Salah seorang jamaahnya,
Rizki Adi Prianto mengenang
sambil berkaca-kaca berkata: “Terakhir berjumpa dan bersalaman kala sepulang
dari jamiyah akbar NU yang dijadikan promosi PKB untuk Pileg di Gor Trisanja. Ia
yang masih aktif menjabat Wakil Ketua Syuriah PCNU Kabupaten Tegal, nampak
berjalan sendirian tanpa pengawalan siapapun. Pribadi yang sederhana.

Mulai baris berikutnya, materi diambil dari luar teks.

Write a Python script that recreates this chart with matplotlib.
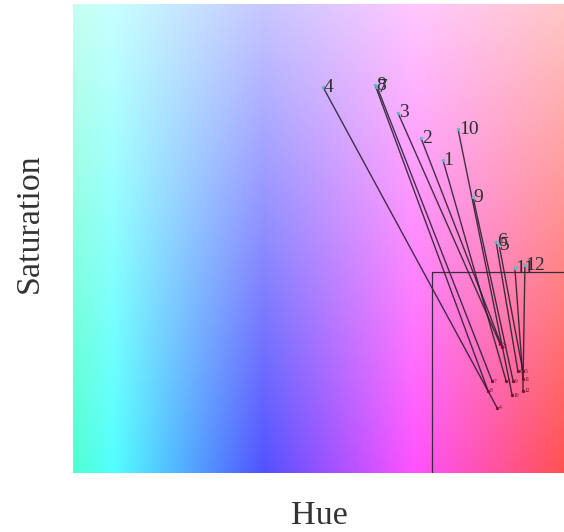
import numpy as np
import matplotlib
matplotlib.use('Agg')
import matplotlib.pyplot as plt
from matplotlib.colors import hsv_to_rgb

# hue in degrees, saturation in percent
labels = ['1', '2', '3', '4', '5', '6', '7', '8', '9', '10', '11', '12']
hue_start = [311.7, 302.9, 293.7, 263.8, 334.1, 332.9, 285.4, 284.6, 323.7, 317.7, 340.4, 344.4]
sat_start = [66.7, 71.4, 76.8, 82.3, 48.6, 49.3, 82.3, 82.7, 58.8, 73.3, 43.7, 44.3]
hue_end = [336.9, 335.3, 334.5, 333.3, 343.6, 341.6, 331.3, 329.7, 339.7, 339.3, 343.6, 343.6]
sat_end = [19.6, 26.9, 27.5, 13.9, 21.7, 21.7, 19.6, 17.5, 19.6, 16.6, 20.0, 17.5]

# target box
box_hue = 307.3
box_sat = 42.9

hue_min, hue_max = 164, 360
sat_min, sat_max = 0, 100

fig = plt.figure(figsize=(5.64, 5.32), dpi=100)
ax = fig.add_axes([73 / 564, 59 / 532, 491 / 564, 469 / 532])

# hue / saturation backdrop
hh, ss = np.meshgrid(np.linspace(hue_min, hue_max, 400), np.linspace(0, 1, 200))
hsv = np.dstack([(hh % 360) / 360, 0.68 - 0.46 * ss, np.ones_like(hh)])
ax.imshow(hsv_to_rgb(hsv), extent=[hue_min, hue_max, sat_min, sat_max],
          origin='lower', aspect='auto', interpolation='bilinear', zorder=0)

for i, lab in enumerate(labels):
    ax.plot([hue_start[i], hue_end[i]], [sat_start[i], sat_end[i]],
            color='#241a2a', lw=1.0, alpha=0.85, zorder=2)
    ax.plot(hue_start[i], sat_start[i], 'o', ms=2.5, color='#5fb8c8',
            mec='none', zorder=3)
    ax.plot(hue_end[i], sat_end[i], 'o', ms=2.4, color='#7a1030',
            mec='none', zorder=3)
    ax.annotate(lab, (hue_start[i], sat_start[i]), xytext=(0.5, 0),
                textcoords='offset points', fontsize=14, family='Liberation Serif',
                color='#2e2e2e', va='center', ha='left', zorder=4)
    ax.annotate(lab, (hue_end[i], sat_end[i]), xytext=(1, 0),
                textcoords='offset points', fontsize=4, family='Liberation Serif',
                color='#5a1028', va='center', ha='left', zorder=4)

ax.plot([box_hue, box_hue, hue_max + 20], [sat_min - 5, box_sat, box_sat],
        color='#3a2a3a', lw=0.9, zorder=2, clip_on=True)

ax.set_xlim(hue_min, hue_max)
ax.set_ylim(sat_min, sat_max)
ax.set_xticks([])
ax.set_yticks([])
for s in ax.spines.values():
    s.set_visible(False)

fig.text(319 / 564, 1 - 516 / 532, 'Hue', fontsize=24.5, family='Liberation Serif',
         color='#333333', ha='center', va='center')
fig.text(29 / 564, 1 - 223 / 532, 'Saturation', fontsize=24.5, family='Liberation Serif',
         color='#333333', ha='center', va='center', rotation=90)

fig.savefig('out.png', dpi=100)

Saya beranikan
diri menghampiri dan menyalaminya.”
Pengasuh MT
Nurul Qulub Randugunting, al-Habib Moeh Alattas,
memberikan
persaksian bahwa almarhum adalah orang yang baik. Aktif menularkan ilmu agama
di majelis yang ia asuh. “Pribadi yang bersahaja
dan muhibbin sejati. Bukan hanya dengan dzahirnya saja, tapi hatinya pun benar-benar
muhibbin dengan habaib. Kekaguman ini sudah ada pada diri saya sejak pertama
saya mengenal beliau. Ya Allah, perbanyak orang-orang seperti beliau,” tutur Habib Muh penuh harap.
Beliau adalah salah satu
kyai yang dekat dengan almarhum Pengasuh MT al-Hikmah Ketitang Talang, al-Habib
Qasim bin Hasan bin Husein BSA. Dari beliaulah muncul kesaksian bahwa Habib Qasim
BSA akan pulang berkumpul dengan datuknya Saw. sebelum Rajab. “Kalau melihat
jamaah maulid seperti ini, saya jadi pengin ngumpul dengan Kanjeng Nabi, Kyai. Doakan
semoga sebelum bulan Rajab sudah bisa berkumpul.” Kata Habib Qasim kepada
Kyai Muhammad ABS.
Dialog singkat beliau
berdua kala menghadiri majelis maulid. Sekarang dua kawan yang saling mencintai
itu, yang sama-sama memelihara majelis peninggalan al-Walid al-Habib Hasan BSA,
sudah kmbali bersama, berkumpul di belakang panji sang kekasih Rasulullah Saw. “Wa
muhibbuna ma zala tahta liwana” (Dan yang mencintai kami, akan selalu
berada dalam panji kami (para kekasih).